Detroit’s hostile takeover is being mirrored in cities across the country. State legislatures are passing corporate-backed bills allowing Emergency Managers to replace democratically elected officials, and these “technocrats” are echoing Orr’s ideologically-motivated actions.

Hostile Takeover

And it’s not just a Republican game. The Democratic Mayor of Chicago, Richard M. Daley, cut a parking-meter deal with a private company that began letting the meters fall into disrepair after promptly quadrupling rates.

An audit later concluded that the company should have paid twice as much for the meter business than it did, but the people of Chicago can’t do anything about it. The money’s already changed hands. Today Chicagoans struggle with their parking meters, but the former Mayor’s a prosperous man.
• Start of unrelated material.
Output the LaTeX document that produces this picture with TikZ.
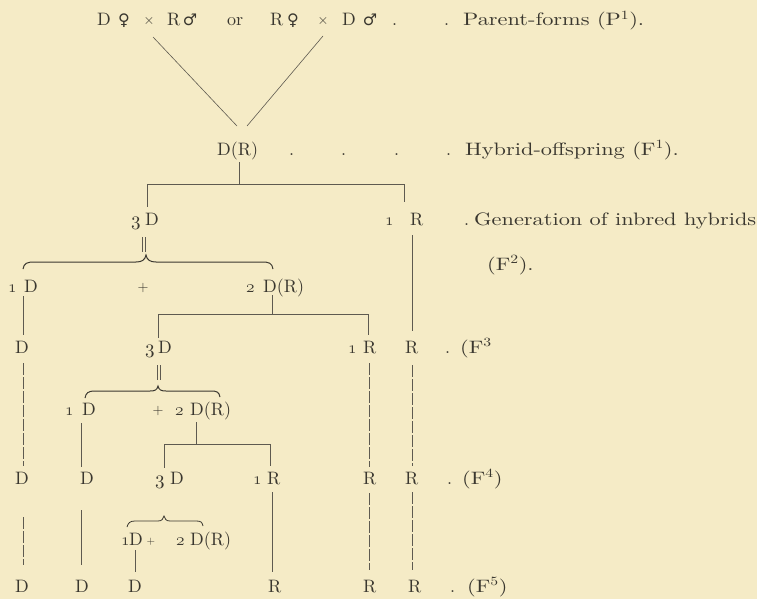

And his successor Rahm Emanuel, handpicked by President Obama, is busy privatizing schools and other city functions.

Rahm Emanuel’s a prosperous man, too.

The ones who break a city are never the ones who suffer. They never pay for the damage. They’re first in line when the legally-sanctioned looting begins.  And they’re always the first to endorse “bipartisan” or “technocratic” moves which send the middle class a message: Your way of life is over.

If their hostile takeover isn’t stopped, they’ll be right. A century from now the middle class will only be a distant memory. Future Americans will never know what it was like to have decent jobs with health insurance and a pension, or cities with affordable and efficient services.

They’ll only be able to imagine a world that no longer exists, sent down in memory like a message in a bottle.